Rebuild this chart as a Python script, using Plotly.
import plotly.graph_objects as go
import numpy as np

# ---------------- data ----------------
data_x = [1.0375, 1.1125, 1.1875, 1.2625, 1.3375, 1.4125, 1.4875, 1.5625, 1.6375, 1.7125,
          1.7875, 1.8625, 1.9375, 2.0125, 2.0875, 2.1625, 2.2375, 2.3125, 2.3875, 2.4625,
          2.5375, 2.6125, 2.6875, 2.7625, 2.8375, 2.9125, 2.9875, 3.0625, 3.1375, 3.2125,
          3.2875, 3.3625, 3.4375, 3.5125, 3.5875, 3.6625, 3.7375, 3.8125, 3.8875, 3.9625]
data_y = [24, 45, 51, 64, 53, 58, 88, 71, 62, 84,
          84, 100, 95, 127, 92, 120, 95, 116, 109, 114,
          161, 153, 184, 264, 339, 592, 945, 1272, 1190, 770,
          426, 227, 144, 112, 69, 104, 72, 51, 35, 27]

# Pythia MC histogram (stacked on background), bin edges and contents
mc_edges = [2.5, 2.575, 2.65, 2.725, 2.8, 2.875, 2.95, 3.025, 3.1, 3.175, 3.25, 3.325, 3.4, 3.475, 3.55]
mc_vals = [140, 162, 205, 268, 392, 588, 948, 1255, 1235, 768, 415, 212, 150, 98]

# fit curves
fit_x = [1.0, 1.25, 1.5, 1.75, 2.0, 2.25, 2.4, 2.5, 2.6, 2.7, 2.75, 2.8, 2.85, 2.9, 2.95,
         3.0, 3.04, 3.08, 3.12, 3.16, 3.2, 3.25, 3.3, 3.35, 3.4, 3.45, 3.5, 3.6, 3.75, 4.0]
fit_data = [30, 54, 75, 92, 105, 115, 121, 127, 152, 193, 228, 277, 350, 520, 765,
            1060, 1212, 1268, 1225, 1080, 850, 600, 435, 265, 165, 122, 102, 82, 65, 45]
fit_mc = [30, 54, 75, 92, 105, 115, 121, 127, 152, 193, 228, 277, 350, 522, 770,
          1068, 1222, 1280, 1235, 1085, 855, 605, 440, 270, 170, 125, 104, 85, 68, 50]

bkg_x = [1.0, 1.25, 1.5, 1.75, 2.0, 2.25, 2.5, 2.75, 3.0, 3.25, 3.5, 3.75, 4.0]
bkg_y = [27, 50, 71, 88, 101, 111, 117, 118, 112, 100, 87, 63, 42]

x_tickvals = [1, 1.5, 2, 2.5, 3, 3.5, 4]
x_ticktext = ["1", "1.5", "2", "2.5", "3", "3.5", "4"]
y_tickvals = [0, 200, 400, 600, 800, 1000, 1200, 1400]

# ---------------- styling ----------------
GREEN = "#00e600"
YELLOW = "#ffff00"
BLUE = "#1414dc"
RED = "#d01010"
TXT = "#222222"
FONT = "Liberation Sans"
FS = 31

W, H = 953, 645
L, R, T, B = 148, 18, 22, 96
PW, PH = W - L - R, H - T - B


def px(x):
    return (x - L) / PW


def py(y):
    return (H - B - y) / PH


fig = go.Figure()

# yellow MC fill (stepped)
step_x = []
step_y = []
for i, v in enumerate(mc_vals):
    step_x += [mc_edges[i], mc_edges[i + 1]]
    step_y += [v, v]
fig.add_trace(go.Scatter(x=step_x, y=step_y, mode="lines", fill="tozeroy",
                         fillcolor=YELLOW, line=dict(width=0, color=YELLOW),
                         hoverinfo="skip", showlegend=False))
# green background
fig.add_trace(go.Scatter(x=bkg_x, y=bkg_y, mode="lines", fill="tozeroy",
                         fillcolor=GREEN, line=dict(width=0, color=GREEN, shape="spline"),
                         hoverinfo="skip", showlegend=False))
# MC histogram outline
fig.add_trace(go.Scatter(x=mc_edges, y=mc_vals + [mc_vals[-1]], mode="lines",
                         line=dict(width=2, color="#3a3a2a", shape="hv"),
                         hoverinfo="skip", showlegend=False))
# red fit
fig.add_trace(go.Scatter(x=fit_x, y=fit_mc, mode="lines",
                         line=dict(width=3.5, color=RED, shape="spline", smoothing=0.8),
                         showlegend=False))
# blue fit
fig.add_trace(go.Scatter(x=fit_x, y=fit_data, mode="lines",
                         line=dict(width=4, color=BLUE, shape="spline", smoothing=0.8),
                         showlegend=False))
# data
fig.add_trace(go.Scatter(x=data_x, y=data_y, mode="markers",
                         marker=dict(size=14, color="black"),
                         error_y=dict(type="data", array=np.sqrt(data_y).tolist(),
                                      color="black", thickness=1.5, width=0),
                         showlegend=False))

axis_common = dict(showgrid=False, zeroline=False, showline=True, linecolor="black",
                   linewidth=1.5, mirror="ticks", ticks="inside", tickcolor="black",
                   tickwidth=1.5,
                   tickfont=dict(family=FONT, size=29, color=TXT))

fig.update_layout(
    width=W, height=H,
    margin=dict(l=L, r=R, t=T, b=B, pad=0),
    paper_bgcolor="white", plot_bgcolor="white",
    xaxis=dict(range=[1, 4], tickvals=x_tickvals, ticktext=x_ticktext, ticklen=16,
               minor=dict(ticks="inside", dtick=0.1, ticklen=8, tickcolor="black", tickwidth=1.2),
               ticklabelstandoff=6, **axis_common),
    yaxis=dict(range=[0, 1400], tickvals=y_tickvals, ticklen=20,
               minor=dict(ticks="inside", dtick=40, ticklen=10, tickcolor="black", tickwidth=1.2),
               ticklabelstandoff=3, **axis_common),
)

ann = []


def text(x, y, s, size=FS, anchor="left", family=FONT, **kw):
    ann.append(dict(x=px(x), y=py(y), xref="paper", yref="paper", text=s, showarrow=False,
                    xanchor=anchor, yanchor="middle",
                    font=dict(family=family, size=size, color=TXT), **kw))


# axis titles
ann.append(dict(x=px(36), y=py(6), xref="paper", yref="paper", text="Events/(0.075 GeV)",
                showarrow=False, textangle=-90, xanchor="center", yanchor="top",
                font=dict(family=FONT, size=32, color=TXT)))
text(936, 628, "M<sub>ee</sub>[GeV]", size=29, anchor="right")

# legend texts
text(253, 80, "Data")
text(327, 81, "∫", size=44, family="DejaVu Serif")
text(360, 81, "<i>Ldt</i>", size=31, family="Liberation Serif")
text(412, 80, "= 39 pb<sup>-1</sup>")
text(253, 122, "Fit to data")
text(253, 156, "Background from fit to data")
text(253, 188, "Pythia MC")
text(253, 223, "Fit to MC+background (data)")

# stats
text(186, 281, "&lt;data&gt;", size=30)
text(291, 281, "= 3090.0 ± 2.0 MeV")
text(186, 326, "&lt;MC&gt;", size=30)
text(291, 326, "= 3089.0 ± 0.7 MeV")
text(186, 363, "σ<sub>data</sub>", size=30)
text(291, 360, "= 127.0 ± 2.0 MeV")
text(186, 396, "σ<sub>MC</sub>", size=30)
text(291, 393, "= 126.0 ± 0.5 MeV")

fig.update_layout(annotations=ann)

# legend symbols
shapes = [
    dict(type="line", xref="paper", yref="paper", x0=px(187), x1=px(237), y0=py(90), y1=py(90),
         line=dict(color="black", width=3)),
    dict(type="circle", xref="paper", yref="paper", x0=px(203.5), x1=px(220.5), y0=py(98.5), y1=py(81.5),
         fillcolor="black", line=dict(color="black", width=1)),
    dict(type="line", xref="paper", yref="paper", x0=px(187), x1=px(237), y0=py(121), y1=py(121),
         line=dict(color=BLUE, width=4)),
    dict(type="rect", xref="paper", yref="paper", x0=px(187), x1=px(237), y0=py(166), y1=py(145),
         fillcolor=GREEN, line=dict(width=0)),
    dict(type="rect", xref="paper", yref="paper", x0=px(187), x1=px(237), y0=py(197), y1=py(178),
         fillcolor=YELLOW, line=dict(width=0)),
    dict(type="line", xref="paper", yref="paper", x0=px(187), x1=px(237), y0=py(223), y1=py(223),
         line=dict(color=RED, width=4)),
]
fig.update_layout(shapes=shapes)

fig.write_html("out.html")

* * * * * * * * *

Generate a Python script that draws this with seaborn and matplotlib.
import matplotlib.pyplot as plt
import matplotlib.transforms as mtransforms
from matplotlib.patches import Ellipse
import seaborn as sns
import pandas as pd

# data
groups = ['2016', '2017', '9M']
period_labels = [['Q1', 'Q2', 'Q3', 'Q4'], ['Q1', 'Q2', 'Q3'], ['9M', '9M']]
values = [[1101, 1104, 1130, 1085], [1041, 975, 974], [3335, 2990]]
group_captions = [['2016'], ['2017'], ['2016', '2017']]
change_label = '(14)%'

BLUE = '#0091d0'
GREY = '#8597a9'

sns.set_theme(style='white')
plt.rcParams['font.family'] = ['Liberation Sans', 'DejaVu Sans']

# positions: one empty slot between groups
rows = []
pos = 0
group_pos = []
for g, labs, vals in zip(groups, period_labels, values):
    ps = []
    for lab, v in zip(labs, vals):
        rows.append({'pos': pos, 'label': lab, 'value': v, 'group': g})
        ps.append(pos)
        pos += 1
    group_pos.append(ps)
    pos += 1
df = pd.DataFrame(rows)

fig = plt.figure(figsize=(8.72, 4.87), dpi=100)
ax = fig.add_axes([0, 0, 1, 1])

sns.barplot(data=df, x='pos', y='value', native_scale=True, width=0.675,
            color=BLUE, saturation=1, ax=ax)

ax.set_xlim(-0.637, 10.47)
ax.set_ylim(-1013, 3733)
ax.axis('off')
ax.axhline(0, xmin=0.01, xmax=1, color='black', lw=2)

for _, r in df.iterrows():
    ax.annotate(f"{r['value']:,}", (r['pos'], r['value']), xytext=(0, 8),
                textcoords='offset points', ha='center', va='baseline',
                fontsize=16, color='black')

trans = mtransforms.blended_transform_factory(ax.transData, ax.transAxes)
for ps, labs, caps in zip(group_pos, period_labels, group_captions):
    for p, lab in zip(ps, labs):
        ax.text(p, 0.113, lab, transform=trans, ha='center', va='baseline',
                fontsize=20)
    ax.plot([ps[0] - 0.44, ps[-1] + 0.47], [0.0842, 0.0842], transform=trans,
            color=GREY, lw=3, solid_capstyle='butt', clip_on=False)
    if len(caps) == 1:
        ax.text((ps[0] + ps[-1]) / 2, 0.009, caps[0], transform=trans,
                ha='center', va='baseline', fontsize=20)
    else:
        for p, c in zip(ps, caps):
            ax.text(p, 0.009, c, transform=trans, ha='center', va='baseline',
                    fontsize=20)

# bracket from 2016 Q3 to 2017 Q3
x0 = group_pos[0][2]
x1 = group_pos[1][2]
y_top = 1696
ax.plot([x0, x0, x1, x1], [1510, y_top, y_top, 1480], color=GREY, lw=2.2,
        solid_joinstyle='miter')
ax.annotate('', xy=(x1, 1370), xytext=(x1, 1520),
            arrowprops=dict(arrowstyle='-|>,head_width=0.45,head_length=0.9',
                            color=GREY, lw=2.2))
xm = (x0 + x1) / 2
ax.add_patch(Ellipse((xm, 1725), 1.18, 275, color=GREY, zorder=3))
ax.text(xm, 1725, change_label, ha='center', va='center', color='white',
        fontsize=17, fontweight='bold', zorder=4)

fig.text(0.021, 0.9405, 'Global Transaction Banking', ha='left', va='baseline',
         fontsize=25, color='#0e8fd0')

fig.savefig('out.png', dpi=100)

* * * * * * * * *

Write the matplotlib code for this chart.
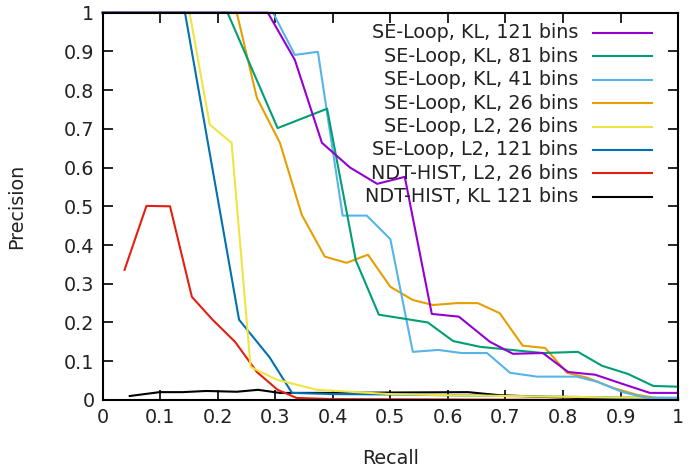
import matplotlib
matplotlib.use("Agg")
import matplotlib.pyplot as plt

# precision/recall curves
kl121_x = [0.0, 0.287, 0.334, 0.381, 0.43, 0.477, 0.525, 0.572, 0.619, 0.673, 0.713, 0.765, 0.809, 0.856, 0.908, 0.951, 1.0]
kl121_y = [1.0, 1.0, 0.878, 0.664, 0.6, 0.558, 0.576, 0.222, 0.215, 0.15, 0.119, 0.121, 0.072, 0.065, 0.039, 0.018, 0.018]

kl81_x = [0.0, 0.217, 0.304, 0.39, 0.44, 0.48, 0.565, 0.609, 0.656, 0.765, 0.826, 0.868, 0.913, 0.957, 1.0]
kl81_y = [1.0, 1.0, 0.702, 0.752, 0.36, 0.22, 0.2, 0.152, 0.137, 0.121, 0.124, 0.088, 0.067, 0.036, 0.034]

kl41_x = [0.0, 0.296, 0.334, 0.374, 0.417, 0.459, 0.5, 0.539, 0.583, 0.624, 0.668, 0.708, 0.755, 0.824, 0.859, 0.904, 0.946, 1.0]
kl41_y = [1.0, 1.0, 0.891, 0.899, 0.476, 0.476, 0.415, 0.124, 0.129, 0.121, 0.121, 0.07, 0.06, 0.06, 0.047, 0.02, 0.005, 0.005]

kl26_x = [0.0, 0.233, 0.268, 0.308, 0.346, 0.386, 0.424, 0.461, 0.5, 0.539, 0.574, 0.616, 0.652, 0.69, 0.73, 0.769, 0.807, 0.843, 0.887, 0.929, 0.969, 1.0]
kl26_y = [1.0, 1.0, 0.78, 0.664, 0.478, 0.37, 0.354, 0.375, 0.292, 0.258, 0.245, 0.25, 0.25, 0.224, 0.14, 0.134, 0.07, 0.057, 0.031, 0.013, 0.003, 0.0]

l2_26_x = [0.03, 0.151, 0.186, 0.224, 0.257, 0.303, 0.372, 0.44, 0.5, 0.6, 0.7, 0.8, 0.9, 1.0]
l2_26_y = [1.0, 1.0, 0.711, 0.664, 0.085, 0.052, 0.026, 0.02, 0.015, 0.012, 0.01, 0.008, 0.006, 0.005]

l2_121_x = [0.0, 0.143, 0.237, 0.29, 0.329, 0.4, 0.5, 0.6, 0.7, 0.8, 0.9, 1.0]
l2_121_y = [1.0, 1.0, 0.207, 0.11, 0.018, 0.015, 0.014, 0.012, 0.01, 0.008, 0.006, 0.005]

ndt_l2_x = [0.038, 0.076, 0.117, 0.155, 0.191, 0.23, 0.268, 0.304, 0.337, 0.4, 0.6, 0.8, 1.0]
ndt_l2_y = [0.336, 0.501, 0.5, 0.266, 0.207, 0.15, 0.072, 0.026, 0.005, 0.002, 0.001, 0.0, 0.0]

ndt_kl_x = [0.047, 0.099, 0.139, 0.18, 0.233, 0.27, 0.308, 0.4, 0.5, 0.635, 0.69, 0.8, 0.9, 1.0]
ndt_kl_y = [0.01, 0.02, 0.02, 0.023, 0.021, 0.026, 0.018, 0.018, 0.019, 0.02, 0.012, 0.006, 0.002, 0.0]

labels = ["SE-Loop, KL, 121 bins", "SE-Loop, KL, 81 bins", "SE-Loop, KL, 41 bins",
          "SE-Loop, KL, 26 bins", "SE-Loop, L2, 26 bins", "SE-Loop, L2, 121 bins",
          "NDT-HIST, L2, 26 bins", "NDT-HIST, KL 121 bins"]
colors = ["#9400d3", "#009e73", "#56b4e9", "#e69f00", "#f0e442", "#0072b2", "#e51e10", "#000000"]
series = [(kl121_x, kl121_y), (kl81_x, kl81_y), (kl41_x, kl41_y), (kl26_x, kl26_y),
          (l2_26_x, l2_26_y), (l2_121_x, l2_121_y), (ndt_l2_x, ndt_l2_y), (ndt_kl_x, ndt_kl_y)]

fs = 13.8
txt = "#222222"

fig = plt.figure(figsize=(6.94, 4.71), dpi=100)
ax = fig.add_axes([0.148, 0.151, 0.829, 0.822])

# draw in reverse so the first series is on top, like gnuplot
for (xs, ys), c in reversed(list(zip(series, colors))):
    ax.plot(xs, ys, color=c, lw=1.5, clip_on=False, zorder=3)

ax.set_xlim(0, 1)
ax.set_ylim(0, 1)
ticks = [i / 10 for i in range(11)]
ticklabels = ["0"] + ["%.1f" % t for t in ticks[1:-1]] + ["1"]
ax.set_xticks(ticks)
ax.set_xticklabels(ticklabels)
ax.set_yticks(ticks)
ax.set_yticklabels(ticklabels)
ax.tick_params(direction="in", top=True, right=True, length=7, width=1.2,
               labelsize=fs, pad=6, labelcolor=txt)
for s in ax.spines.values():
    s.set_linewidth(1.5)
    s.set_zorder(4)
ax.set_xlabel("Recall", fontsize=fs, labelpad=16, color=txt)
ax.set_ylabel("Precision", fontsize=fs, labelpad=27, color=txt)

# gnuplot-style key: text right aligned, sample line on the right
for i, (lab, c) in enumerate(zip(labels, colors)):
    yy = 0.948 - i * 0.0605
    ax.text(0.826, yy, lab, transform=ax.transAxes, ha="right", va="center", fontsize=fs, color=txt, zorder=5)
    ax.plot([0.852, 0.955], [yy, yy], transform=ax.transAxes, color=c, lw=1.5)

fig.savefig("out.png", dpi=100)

* * * * * * * * *

▶ **What the task requires**
Extract every line containing the string "Python" from the data above.

▶ **Response to the exercise**
Rebuild this chart as a Python script, using Plotly.
Generate a Python script that draws this with seaborn and matplotlib.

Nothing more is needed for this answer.